What is being asked – Faithfully return all lines, omitting every embedded picture.

Information provided –
● ● ● ● ●

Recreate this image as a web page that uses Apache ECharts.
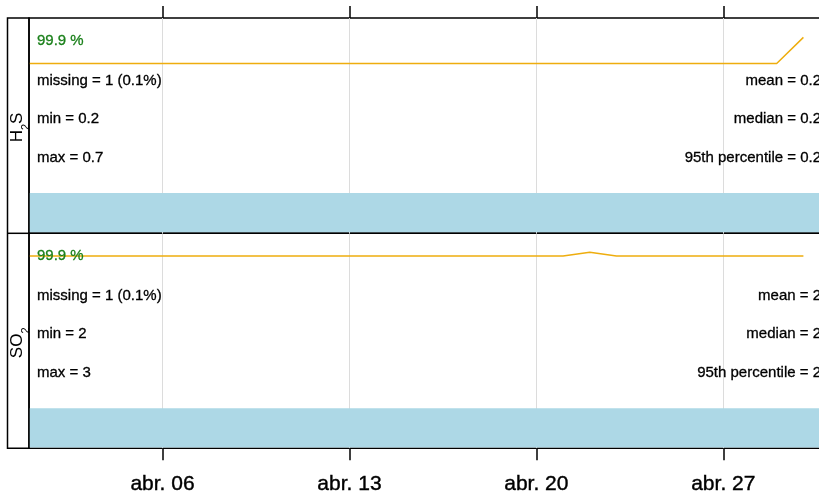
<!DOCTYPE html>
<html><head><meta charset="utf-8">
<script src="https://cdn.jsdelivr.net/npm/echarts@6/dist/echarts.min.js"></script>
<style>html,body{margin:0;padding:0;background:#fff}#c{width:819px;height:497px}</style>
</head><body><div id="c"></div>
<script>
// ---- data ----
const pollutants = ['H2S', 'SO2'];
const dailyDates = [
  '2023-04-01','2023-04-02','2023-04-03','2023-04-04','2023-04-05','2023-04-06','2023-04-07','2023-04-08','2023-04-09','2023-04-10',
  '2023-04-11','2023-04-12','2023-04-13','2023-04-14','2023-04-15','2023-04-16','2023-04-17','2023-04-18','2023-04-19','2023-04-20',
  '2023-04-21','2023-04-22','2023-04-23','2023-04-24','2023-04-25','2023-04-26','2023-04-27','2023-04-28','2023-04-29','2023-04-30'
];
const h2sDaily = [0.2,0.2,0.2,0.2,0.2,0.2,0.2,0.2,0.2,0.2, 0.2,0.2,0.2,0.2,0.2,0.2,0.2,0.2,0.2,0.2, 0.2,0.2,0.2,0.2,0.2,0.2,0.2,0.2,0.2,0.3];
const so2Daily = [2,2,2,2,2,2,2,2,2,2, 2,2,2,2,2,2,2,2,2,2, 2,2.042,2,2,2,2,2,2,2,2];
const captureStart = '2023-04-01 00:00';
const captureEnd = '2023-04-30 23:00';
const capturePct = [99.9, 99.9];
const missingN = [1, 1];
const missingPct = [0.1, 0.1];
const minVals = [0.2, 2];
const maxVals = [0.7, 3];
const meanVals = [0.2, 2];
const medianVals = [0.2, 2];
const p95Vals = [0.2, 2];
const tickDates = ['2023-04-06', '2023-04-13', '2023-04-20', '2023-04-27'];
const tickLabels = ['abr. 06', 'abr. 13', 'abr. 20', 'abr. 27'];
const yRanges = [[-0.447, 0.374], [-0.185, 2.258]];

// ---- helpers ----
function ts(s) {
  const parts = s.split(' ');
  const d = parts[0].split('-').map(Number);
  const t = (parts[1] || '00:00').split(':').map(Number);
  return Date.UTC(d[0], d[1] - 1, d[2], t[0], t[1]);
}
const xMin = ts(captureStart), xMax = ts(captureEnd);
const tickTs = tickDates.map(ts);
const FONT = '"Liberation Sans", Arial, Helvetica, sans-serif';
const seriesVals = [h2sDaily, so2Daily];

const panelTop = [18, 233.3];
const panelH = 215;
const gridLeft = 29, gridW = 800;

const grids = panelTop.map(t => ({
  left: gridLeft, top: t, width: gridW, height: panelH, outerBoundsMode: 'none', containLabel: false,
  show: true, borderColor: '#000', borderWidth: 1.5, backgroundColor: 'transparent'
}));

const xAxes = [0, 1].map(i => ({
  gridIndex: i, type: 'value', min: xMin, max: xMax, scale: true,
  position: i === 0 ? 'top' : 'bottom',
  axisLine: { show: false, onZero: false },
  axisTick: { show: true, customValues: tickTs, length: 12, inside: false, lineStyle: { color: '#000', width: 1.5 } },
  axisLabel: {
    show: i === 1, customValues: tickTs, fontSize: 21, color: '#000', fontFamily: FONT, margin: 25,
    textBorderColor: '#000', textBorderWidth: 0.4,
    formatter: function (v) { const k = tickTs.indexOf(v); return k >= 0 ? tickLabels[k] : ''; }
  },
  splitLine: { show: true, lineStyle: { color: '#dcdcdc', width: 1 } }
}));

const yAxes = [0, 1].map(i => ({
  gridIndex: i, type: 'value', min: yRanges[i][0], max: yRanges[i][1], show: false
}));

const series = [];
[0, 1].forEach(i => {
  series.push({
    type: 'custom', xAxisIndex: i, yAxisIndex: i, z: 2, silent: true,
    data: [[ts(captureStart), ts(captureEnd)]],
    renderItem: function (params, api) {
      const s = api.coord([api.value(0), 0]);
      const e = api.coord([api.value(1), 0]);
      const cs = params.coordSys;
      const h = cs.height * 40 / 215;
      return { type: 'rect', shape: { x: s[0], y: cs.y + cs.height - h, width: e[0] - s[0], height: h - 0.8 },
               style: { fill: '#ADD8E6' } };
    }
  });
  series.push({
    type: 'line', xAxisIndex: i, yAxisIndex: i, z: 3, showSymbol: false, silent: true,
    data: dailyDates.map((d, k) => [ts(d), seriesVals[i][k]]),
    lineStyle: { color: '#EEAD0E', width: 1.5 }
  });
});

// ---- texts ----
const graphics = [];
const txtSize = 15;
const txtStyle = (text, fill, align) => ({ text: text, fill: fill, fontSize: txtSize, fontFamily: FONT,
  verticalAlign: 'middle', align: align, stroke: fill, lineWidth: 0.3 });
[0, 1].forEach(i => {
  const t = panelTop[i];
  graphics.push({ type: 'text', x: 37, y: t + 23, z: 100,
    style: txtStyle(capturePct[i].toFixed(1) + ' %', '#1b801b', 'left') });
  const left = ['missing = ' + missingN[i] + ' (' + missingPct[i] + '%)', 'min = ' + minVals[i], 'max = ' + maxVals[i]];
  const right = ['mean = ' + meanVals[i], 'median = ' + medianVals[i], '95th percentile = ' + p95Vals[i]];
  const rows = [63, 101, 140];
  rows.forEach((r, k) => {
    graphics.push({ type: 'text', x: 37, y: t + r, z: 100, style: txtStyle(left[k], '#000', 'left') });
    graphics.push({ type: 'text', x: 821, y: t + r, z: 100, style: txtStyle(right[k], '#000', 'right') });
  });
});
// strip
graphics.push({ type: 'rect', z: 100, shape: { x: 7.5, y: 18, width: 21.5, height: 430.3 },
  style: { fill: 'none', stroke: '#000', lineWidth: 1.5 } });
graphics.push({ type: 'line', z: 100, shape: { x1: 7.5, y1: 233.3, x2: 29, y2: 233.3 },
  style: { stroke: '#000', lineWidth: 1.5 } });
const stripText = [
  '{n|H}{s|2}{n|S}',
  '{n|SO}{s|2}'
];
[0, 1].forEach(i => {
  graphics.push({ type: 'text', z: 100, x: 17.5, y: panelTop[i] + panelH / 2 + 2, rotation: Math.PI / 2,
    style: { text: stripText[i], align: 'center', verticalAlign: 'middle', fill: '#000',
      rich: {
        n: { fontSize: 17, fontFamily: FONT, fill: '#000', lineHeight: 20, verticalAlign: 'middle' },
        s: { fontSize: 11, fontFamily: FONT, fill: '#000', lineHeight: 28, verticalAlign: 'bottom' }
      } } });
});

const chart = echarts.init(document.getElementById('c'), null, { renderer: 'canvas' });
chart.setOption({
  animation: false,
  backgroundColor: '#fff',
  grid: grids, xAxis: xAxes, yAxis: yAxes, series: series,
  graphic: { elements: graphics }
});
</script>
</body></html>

● ● ● ● ●

Complete response –
Recreate this image as a web page that uses Apache ECharts.
<!DOCTYPE html>
<html><head><meta charset="utf-8">
<script src="https://cdn.jsdelivr.net/npm/echarts@6/dist/echarts.min.js"></script>
<style>html,body{margin:0;padding:0;background:#fff}#c{width:819px;height:497px}</style>
</head><body><div id="c"></div>
<script>
// ---- data ----
const pollutants = ['H2S', 'SO2'];
const dailyDates = [
  '2023-04-01','2023-04-02','2023-04-03','2023-04-04','2023-04-05','2023-04-06','2023-04-07','2023-04-08','2023-04-09','2023-04-10',
  '2023-04-11','2023-04-12','2023-04-13','2023-04-14','2023-04-15','2023-04-16','2023-04-17','2023-04-18','2023-04-19','2023-04-20',
  '2023-04-21','2023-04-22','2023-04-23','2023-04-24','2023-04-25','2023-04-26','2023-04-27','2023-04-28','2023-04-29','2023-04-30'
];
const h2sDaily = [0.2,0.2,0.2,0.2,0.2,0.2,0.2,0.2,0.2,0.2, 0.2,0.2,0.2,0.2,0.2,0.2,0.2,0.2,0.2,0.2, 0.2,0.2,0.2,0.2,0.2,0.2,0.2,0.2,0.2,0.3];
const so2Daily = [2,2,2,2,2,2,2,2,2,2, 2,2,2,2,2,2,2,2,2,2, 2,2.042,2,2,2,2,2,2,2,2];
const captureStart = '2023-04-01 00:00';
const captureEnd = '2023-04-30 23:00';
const capturePct = [99.9, 99.9];
const missingN = [1, 1];
const missingPct = [0.1, 0.1];
const minVals = [0.2, 2];
const maxVals = [0.7, 3];
const meanVals = [0.2, 2];
const medianVals = [0.2, 2];
const p95Vals = [0.2, 2];
const tickDates = ['2023-04-06', '2023-04-13', '2023-04-20', '2023-04-27'];
const tickLabels = ['abr. 06', 'abr. 13', 'abr. 20', 'abr. 27'];
const yRanges = [[-0.447, 0.374], [-0.185, 2.258]];

// ---- helpers ----
function ts(s) {
  const parts = s.split(' ');
  const d = parts[0].split('-').map(Number);
  const t = (parts[1] || '00:00').split(':').map(Number);
  return Date.UTC(d[0], d[1] - 1, d[2], t[0], t[1]);
}
const xMin = ts(captureStart), xMax = ts(captureEnd);
const tickTs = tickDates.map(ts);
const FONT = '"Liberation Sans", Arial, Helvetica, sans-serif';
const seriesVals = [h2sDaily, so2Daily];

const panelTop = [18, 233.3];
const panelH = 215;
const gridLeft = 29, gridW = 800;

const grids = panelTop.map(t => ({
  left: gridLeft, top: t, width: gridW, height: panelH, outerBoundsMode: 'none', containLabel: false,
  show: true, borderColor: '#000', borderWidth: 1.5, backgroundColor: 'transparent'
}));

const xAxes = [0, 1].map(i => ({
  gridIndex: i, type: 'value', min: xMin, max: xMax, scale: true,
  position: i === 0 ? 'top' : 'bottom',
  axisLine: { show: false, onZero: false },
  axisTick: { show: true, customValues: tickTs, length: 12, inside: false, lineStyle: { color: '#000', width: 1.5 } },
  axisLabel: {
    show: i === 1, customValues: tickTs, fontSize: 21, color: '#000', fontFamily: FONT, margin: 25,
    textBorderColor: '#000', textBorderWidth: 0.4,
    formatter: function (v) { const k = tickTs.indexOf(v); return k >= 0 ? tickLabels[k] : ''; }
  },
  splitLine: { show: true, lineStyle: { color: '#dcdcdc', width: 1 } }
}));

const yAxes = [0, 1].map(i => ({
  gridIndex: i, type: 'value', min: yRanges[i][0], max: yRanges[i][1], show: false
}));

const series = [];
[0, 1].forEach(i => {
  series.push({
    type: 'custom', xAxisIndex: i, yAxisIndex: i, z: 2, silent: true,
    data: [[ts(captureStart), ts(captureEnd)]],
    renderItem: function (params, api) {
      const s = api.coord([api.value(0), 0]);
      const e = api.coord([api.value(1), 0]);
      const cs = params.coordSys;
      const h = cs.height * 40 / 215;
      return { type: 'rect', shape: { x: s[0], y: cs.y + cs.height - h, width: e[0] - s[0], height: h - 0.8 },
               style: { fill: '#ADD8E6' } };
    }
  });
  series.push({
    type: 'line', xAxisIndex: i, yAxisIndex: i, z: 3, showSymbol: false, silent: true,
    data: dailyDates.map((d, k) => [ts(d), seriesVals[i][k]]),
    lineStyle: { color: '#EEAD0E', width: 1.5 }
  });
});

// ---- texts ----
const graphics = [];
const txtSize = 15;
const txtStyle = (text, fill, align) => ({ text: text, fill: fill, fontSize: txtSize, fontFamily: FONT,
  verticalAlign: 'middle', align: align, stroke: fill, lineWidth: 0.3 });
[0, 1].forEach(i => {
  const t = panelTop[i];
  graphics.push({ type: 'text', x: 37, y: t + 23, z: 100,
    style: txtStyle(capturePct[i].toFixed(1) + ' %', '#1b801b', 'left') });
  const left = ['missing = ' + missingN[i] + ' (' + missingPct[i] + '%)', 'min = ' + minVals[i], 'max = ' + maxVals[i]];
  const right = ['mean = ' + meanVals[i], 'median = ' + medianVals[i], '95th percentile = ' + p95Vals[i]];
  const rows = [63, 101, 140];
  rows.forEach((r, k) => {
    graphics.push({ type: 'text', x: 37, y: t + r, z: 100, style: txtStyle(left[k], '#000', 'left') });
    graphics.push({ type: 'text', x: 821, y: t + r, z: 100, style: txtStyle(right[k], '#000', 'right') });
  });
});
// strip
graphics.push({ type: 'rect', z: 100, shape: { x: 7.5, y: 18, width: 21.5, height: 430.3 },
  style: { fill: 'none', stroke: '#000', lineWidth: 1.5 } });
graphics.push({ type: 'line', z: 100, shape: { x1: 7.5, y1: 233.3, x2: 29, y2: 233.3 },
  style: { stroke: '#000', lineWidth: 1.5 } });
const stripText = [
  '{n|H}{s|2}{n|S}',
  '{n|SO}{s|2}'
];
[0, 1].forEach(i => {
  graphics.push({ type: 'text', z: 100, x: 17.5, y: panelTop[i] + panelH / 2 + 2, rotation: Math.PI / 2,
    style: { text: stripText[i], align: 'center', verticalAlign: 'middle', fill: '#000',
      rich: {
        n: { fontSize: 17, fontFamily: FONT, fill: '#000', lineHeight: 20, verticalAlign: 'middle' },
        s: { fontSize: 11, fontFamily: FONT, fill: '#000', lineHeight: 28, verticalAlign: 'bottom' }
      } } });
});

const chart = echarts.init(document.getElementById('c'), null, { renderer: 'canvas' });
chart.setOption({
  animation: false,
  backgroundColor: '#fff',
  grid: grids, xAxis: xAxes, yAxis: yAxes, series: series,
  graphic: { elements: graphics }
});
</script>
</body></html>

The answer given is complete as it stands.